Звонарев рванулся было к калитке, но мужики сомкнулись, не пуская. Кто-то уже звонил в район. Кто-то плакал. А я стоял на паперти, сжимая в руке тетрадь бабы Дуни, и смотрел на реку, которая блестела внизу под солнцем.
Тихая вода. Она все помнит.
Эпилог. Спустя год.
Я остался в Рассветном. Дом бабы Дуни отремонтировал, завел кур, посадил огород. Звонарева судили, дали срок. Деревня потихоньку оживала, словно сбросила с плеч тяжелый камень.
Лена теперь заходит ко мне каждый вечер. Мы пьем чай на веранде, смотрим на закат над Студёнкой. Она больше не хромает так сильно — врачи в городе помогли с суставом. И смеется она теперь чаще. Матрена снова начала говорить — мало, односложно, но говорит. Первое слово после того крика у церкви было «спасибо».
А вчера я нашел на чердаке еще одну записку бабы Дуни. Совсем маленькую, на клочке газеты.
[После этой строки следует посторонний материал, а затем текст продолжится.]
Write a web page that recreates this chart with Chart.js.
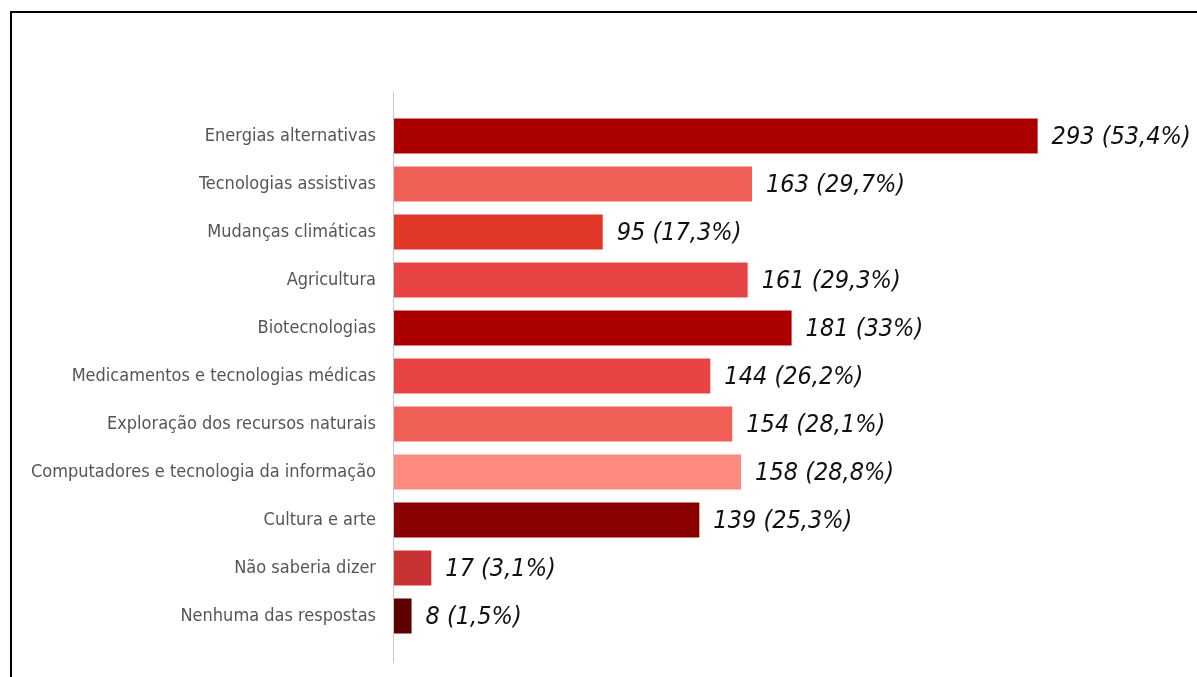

«Сереженька. Если ты это читаешь, значит, все получилось. Не держи зла на меня за молчание. Старые мы, пуганые. А ты живи. И Ленку не обижай. Она хорошая. Баба Дуня».
Я сложил записку и убрал в ту же тетрадь, где теперь хранилась вся история.
Вечером я спустился к реке. Вода была тихая-тихая. Но теперь я знал: тихая вода — это не зло. Это память. И пока мы помним, правда живет.
Я бросил в воду цветок яблони, сорванный у крыльца. Он поплыл по течению, кружась, и скрылся за поворотом.
Где-то там, в глубине, Студёнка приняла его и унесла туда, где нет ни зла, ни страха. Только покой.